=== Input ===
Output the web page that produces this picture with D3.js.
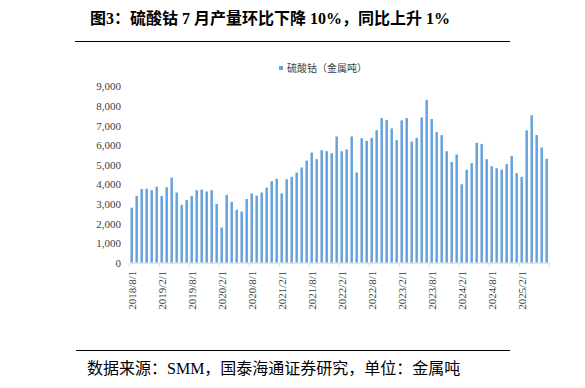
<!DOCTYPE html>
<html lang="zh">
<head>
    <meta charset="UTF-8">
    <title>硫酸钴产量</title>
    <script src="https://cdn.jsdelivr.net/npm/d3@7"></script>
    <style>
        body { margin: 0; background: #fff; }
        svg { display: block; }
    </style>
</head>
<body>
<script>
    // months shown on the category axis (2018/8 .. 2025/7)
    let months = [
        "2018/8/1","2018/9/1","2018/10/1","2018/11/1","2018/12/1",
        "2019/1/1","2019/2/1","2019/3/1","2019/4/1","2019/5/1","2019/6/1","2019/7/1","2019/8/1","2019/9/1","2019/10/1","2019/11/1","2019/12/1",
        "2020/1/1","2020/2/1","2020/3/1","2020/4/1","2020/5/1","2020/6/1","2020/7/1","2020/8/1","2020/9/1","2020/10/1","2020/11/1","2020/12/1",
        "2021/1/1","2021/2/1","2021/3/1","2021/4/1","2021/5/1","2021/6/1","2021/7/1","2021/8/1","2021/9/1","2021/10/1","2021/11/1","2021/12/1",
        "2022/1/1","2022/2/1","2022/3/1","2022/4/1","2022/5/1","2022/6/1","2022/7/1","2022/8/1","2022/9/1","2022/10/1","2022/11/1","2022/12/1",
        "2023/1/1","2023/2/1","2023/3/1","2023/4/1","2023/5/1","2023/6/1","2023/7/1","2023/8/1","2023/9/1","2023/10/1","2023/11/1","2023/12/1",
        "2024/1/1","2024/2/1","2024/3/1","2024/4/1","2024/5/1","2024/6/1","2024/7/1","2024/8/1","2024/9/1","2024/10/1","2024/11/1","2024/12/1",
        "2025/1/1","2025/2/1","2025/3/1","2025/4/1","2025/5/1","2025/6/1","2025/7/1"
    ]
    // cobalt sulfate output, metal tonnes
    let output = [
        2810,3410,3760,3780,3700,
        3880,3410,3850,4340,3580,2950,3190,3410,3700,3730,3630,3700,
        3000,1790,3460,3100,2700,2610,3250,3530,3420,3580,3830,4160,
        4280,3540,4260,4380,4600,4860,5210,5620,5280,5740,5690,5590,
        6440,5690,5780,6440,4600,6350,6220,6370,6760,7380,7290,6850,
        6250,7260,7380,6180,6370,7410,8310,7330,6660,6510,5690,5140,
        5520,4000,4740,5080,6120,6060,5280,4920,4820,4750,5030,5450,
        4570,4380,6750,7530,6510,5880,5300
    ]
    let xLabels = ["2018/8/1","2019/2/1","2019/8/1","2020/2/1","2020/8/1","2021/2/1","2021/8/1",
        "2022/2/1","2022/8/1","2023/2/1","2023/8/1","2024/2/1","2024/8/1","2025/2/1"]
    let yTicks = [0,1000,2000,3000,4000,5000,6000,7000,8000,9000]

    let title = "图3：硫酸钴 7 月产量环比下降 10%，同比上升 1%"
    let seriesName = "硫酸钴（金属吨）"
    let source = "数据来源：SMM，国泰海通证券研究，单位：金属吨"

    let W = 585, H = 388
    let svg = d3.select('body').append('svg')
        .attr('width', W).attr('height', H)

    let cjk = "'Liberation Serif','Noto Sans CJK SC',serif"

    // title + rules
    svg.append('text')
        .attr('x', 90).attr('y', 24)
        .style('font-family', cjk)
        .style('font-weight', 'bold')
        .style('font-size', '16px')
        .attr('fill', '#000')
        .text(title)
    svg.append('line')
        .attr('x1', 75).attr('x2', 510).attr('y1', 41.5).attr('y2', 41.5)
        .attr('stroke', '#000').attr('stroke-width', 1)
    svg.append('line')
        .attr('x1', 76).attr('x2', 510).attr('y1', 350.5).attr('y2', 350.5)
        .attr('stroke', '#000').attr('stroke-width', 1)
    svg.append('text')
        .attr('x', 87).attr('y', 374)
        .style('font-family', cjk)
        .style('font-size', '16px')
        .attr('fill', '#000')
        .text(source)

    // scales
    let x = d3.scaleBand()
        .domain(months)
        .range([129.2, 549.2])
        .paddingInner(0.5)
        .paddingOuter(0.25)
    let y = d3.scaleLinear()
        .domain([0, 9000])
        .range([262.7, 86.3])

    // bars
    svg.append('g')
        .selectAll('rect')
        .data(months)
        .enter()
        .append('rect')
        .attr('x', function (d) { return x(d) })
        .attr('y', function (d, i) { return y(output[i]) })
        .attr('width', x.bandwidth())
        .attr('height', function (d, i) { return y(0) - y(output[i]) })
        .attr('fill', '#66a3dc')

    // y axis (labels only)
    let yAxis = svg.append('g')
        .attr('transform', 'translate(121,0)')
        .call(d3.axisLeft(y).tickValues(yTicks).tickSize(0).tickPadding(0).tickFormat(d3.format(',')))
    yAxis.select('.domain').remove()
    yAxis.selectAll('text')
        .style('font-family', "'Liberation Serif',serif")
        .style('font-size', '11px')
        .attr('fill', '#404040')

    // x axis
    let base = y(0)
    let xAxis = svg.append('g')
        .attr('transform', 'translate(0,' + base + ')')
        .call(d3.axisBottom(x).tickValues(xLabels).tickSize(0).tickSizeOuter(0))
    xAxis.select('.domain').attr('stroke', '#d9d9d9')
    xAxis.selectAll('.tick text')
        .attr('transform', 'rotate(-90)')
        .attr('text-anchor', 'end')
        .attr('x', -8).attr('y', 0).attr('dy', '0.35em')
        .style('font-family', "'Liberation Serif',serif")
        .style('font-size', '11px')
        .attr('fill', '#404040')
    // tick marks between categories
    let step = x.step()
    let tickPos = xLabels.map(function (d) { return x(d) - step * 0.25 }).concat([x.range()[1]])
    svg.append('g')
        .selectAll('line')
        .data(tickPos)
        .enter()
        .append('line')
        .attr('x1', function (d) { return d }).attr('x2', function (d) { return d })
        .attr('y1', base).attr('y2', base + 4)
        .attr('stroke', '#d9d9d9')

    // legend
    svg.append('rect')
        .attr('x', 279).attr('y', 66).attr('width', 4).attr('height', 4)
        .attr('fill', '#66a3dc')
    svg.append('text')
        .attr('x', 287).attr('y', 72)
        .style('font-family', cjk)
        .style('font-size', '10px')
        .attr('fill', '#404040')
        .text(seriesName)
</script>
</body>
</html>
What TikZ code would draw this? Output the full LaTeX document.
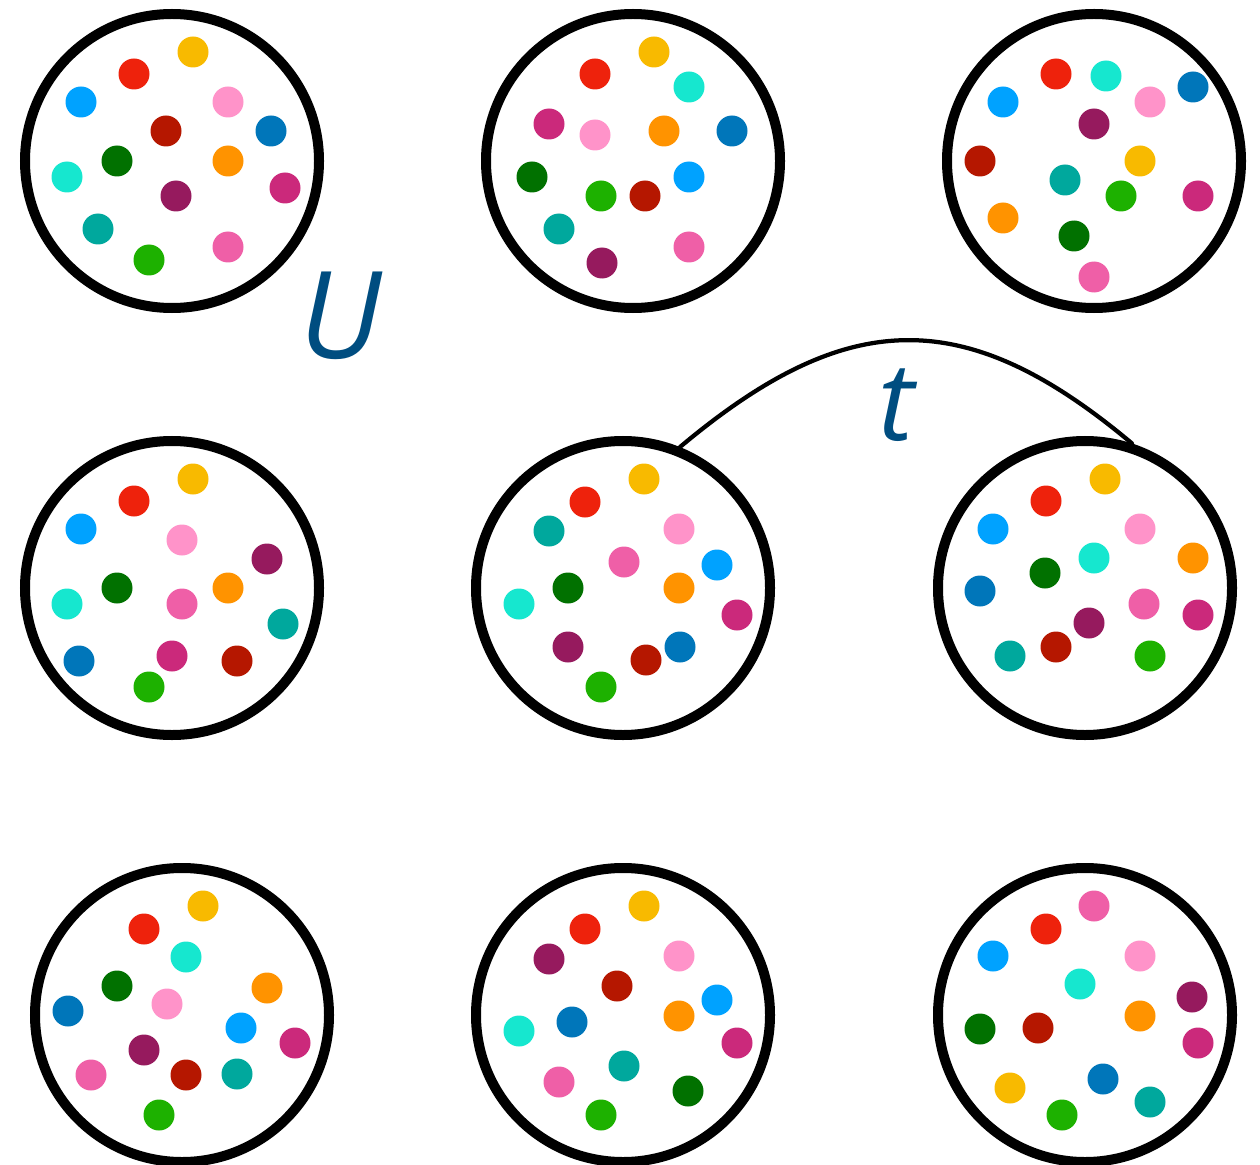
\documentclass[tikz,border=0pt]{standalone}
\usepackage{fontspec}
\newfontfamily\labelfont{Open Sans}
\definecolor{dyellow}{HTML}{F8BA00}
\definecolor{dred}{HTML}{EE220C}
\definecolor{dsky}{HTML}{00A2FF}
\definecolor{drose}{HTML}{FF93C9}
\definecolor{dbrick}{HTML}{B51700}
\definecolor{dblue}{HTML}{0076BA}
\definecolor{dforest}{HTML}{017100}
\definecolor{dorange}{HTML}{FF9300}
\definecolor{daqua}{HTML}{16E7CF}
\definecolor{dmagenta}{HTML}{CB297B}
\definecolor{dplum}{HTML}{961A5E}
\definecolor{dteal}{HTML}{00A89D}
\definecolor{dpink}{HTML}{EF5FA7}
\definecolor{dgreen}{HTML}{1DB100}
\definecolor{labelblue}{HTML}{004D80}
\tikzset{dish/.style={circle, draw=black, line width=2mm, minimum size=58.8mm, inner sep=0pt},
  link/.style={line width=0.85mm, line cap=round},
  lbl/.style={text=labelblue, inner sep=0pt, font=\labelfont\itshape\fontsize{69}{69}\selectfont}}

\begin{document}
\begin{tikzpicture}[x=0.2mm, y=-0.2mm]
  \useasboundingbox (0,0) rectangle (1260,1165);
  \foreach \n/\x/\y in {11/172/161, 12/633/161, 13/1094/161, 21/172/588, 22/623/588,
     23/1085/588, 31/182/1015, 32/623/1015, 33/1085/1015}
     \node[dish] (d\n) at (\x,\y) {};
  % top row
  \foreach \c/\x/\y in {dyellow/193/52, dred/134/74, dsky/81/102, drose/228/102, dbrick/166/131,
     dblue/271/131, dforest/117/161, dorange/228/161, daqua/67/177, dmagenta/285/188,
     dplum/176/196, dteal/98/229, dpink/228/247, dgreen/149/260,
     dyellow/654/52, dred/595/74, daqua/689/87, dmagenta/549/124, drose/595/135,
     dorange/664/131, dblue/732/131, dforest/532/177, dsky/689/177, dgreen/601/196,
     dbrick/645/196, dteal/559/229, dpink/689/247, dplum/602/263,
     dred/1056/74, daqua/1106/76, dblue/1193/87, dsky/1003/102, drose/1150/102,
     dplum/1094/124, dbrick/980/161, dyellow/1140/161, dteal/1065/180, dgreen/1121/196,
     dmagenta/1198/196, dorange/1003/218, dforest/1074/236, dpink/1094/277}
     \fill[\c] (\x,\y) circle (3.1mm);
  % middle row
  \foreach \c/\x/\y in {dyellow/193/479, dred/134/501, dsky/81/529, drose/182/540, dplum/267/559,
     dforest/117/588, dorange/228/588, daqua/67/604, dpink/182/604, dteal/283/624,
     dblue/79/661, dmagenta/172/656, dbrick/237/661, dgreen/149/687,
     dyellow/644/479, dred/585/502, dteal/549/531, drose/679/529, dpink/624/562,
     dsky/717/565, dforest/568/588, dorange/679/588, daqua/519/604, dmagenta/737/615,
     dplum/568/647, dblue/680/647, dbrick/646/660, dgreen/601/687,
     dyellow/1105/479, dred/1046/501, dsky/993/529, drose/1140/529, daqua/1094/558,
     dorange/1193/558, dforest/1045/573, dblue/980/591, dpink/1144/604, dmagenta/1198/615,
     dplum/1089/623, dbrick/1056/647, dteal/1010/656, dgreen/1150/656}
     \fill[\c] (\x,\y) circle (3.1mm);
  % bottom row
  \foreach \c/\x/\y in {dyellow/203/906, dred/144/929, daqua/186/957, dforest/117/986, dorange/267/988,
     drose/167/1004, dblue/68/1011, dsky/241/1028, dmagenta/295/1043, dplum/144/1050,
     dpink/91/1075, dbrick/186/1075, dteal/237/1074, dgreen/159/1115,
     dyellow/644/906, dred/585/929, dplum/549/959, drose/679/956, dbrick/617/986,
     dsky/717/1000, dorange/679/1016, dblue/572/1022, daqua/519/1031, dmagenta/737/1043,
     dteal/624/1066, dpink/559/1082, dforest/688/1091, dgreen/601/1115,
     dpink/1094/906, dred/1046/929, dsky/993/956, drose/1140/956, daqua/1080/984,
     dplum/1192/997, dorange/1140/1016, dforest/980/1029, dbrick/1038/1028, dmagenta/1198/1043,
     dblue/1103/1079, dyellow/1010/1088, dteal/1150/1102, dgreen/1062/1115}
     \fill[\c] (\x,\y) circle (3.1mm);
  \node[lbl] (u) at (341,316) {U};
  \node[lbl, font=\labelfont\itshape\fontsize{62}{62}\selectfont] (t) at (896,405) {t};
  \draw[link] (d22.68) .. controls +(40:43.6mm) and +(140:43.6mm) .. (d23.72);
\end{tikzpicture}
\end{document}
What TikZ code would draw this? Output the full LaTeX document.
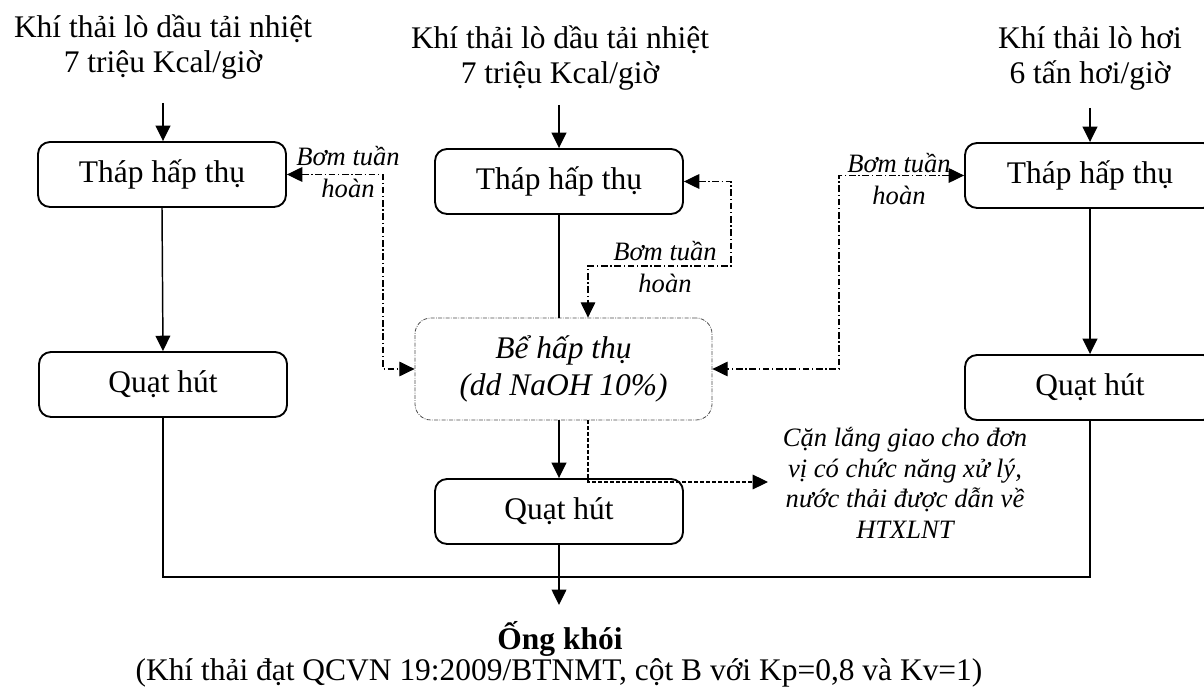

=== Problem to solve ===
Across the material above, how many lines include the string "draw"? Only the number is wanted.

=== Output below ===
4